El magisterio de Juan Pablo II está penetrado por la convicción de que esta necesaria defensa de la vida tiene una dimensión social y política. Ella está a cargo de un pueblo enviado al mundo como pueblo para la vida. Es un pueblo que tiene que anunciar el núcleo del Evangelio de la vida, dar «el anuncio de un Dios vivo y cercano que nos llama a una profunda comunión con Él y nos abre la esperanza segura de la vida eterna…»(EV,81); y junto a ese núcleo se trata de señalar « ...todas las consecuencias de este mismo Evangelio que se pueden resumir así: la vida humana, don precioso de Dios, es sagrada e inviolable… no sólo no debe ser suprimida sino que debe ser protegida con todo cuidado amoroso; la vida encuentra su sentido en el amor recibido y dado, en cuyo horizonte hallan su plena verdad, la sexualidad y la procreación humana; en este amor incluso el sufrimiento y la muerte tienen un sentido, y aun permaneciendo el misterio que los envuelve, pueden llegar a ser acontecimientos de salvación; el respeto de la vida exige que la ciencia y la técnica estén siempre ordenadas al hombre y a su desarrollo integral; toda la sociedad debe respetar, defender y promover la dignidad de cada persona humana, en todo momento y condición de vida…» (EV,81).

«El Evangelio de la vida es para la ciudad de los hombres» (EV,10).
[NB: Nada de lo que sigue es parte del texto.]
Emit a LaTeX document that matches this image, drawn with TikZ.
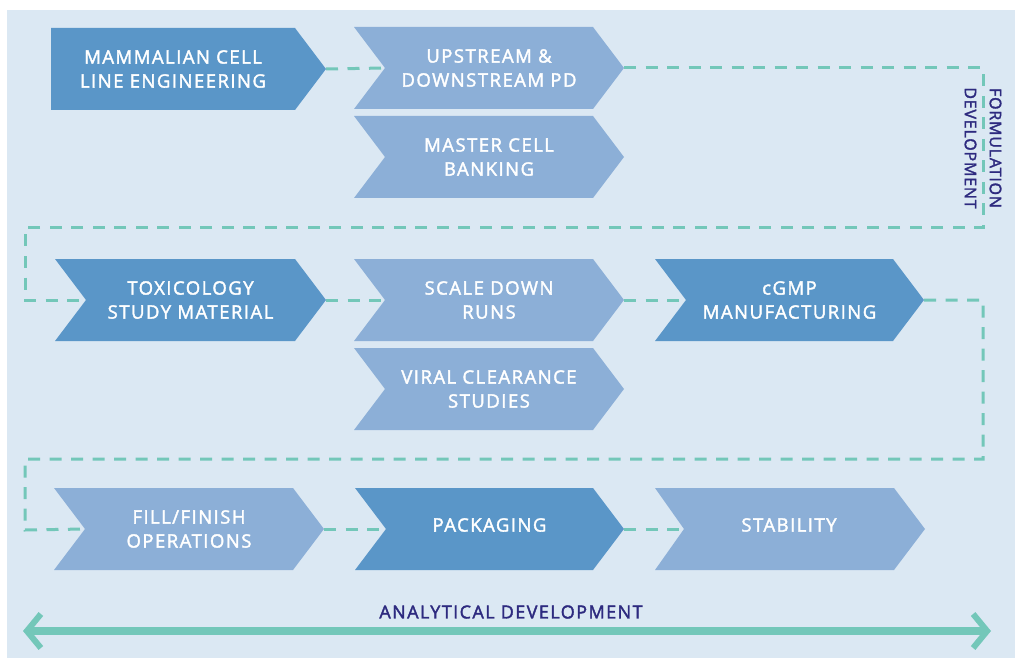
\documentclass[tikz,border=0pt]{standalone}
\usepackage{fontspec}
\setmainfont{Open Sans}
\newfontfamily\boxfont{Open Sans}[LetterSpace=8, FakeBold=2]
\newfontfamily\sidefont{Open Sans}[LetterSpace=5, FakeBold=2]
\usetikzlibrary{calc,arrows.meta}
\definecolor{bgblue}{HTML}{DBE8F3}
\definecolor{darkbox}{HTML}{5A96C8}
\definecolor{lightbox}{HTML}{8CAFD7}
\definecolor{teal}{HTML}{73C7B9}
\definecolor{indigo}{HTML}{2D2A7F}
\tikzset{
  darkfill/.style={fill=darkbox},
  lightfill/.style={fill=lightbox},
  boxtext/.style={text=white, align=center, inner sep=0pt, font=\boxfont\fontsize{18.5}{24}\selectfont},
  oneline/.style={yshift=4pt},
  twoline/.style={},
  labeltext/.style={text=indigo, align=center, inner sep=0pt, font=\boxfont\fontsize{18}{25}\selectfont},
  sidetext/.style={text=indigo, align=center, inner sep=0pt, font=\sidefont\fontsize{16}{25}\selectfont},
  flow/.style={draw=teal, line width=3pt, dash pattern=on 12pt off 9.5pt},
  bigarrow/.style={draw=teal, line width=8pt, {Straight Barb[length=14pt,width=34pt,line width=6pt]}-{Straight Barb[length=14pt,width=34pt,line width=6pt]}}
}
\newcommand\chevbox[8]{%
  \fill[#6] (#2,#3) -- ++(#5,0) -- ++(31,41) -- ++(-31,41) -- ++(-#5,0) -- ++(#4,-41) -- cycle;
  \coordinate (#1-tip) at ($(#2,#3)+(#5+31,41)$);
  \coordinate (#1-notch) at ($(#2,#3)+(#4,41)$);
  \node[boxtext,#8] (#1) at ($(#2,#3)+({(#4+#5)/2},41)$) {#7};
}
\begin{document}
\begin{tikzpicture}[x=1pt,y=-1pt]
\useasboundingbox (0,0) rectangle (1021,658);
\fill[bgblue] (7,10) rectangle (1015,658);

% boxes
\chevbox{mam}{51}{28}{0}{244}{darkfill}{MAMMALIAN CELL\\LINE ENGINEERING}{twoline}
\chevbox{ups}{354}{27}{31}{239}{lightfill}{UPSTREAM \&\\DOWNSTREAM PD}{twoline}
\chevbox{mcb}{354}{116}{31}{239}{lightfill}{MASTER CELL\\BANKING}{twoline}
\chevbox{tox}{55}{259}{31}{240}{darkfill}{TOXICOLOGY\\STUDY MATERIAL}{twoline}
\chevbox{sdr}{354}{259}{31}{239}{lightfill}{SCALE DOWN\\RUNS}{twoline}
\chevbox{vcs}{354}{348}{31}{239}{lightfill}{VIRAL CLEARANCE\\STUDIES}{twoline}
\chevbox{cgmp}{655}{259}{31}{238}{darkfill}{cGMP\\MANUFACTURING}{twoline}
\chevbox{fill}{54}{488}{31}{239}{lightfill}{FILL/FINISH\\OPERATIONS}{twoline}
\chevbox{pkg}{355}{488}{31}{238}{darkfill}{PACKAGING}{oneline}
\chevbox{stab}{655}{488}{29}{239}{lightfill}{STABILITY}{oneline}

% corner coordinates for the dashed route
\coordinate (r1) at (983,68);
\coordinate (r2) at (983,228);
\coordinate (r3) at (25,228);
\coordinate (r4) at (25,300);
\coordinate (s1) at (983,300);
\coordinate (s2) at (983,459);
\coordinate (s3) at (25,459);
\coordinate (s4) at (25,530);

% dashed flow
\draw[flow] (mam-tip) -- (ups-notch);
\draw[flow] (ups-tip) -- (r1) -- (r2) -- (r3) -- (r4) -- (tox-notch);
\draw[flow] (tox-tip) -- (sdr-notch);
\draw[flow] (sdr-tip) -- (cgmp-notch);
\draw[flow] (cgmp-tip) -- (s1) -- (s2) -- (s3) -- (s4) -- (fill-notch);
\draw[flow] (fill-tip) -- (pkg-notch);
\draw[flow] (pkg-tip) -- (stab-notch);

% side label
\node[sidetext, rotate=-90] (form) at (983,148) {FORMULATION\\DEVELOPMENT};

% analytical development
\node[labeltext] (anal) at (511,612) {ANALYTICAL DEVELOPMENT};
\coordinate (adL) at (23,631);
\coordinate (adR) at (991,631);
\draw[bigarrow] (adL) -- (adR);
\end{tikzpicture}
\end{document}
Esta no puede subsistir si se rompe el lazo de recíproca confianza que liga a los hombres entre sí, que une a la madre con su hijo, al paciente con su médico, al débil con el fuerte. El Papa se sabe llamado a proclamar la necesidad y vitalidad de ese lazo, y a recordar de modo insistente que él es el designio de Dios sobre los hombres, el mensaje de Jesucristo, y que mientras más difícil parezca su defensa en un mundo que a ratos quisiera desplazar a Dios de su seno, más necesario y aun urgente es repetirlo. No estamos creados para prevalecer sobre otros, antes bien «…el Dios de la Alianza ha confiado la vida de cada hombre a otro hombre hermano suyo, según la ley de la reciprocidad del dar y el recibir, de la entrega de sí mismo y de la acogida del otro…» (EV,76).

El magisterio de la vida de Juan Pablo II es como una marca providencial. En este tiempo, brillante de realizaciones, pero marcado por la desconfianza, el miedo y un profundo desdén hacia lo humano, el Papa proclama su esperanza y da razón de ella: es el propio Hijo de Dios el que lo ha dicho: «Yo he venido para que tengan vida y la tengan en abundancia» (Jn. 10,10).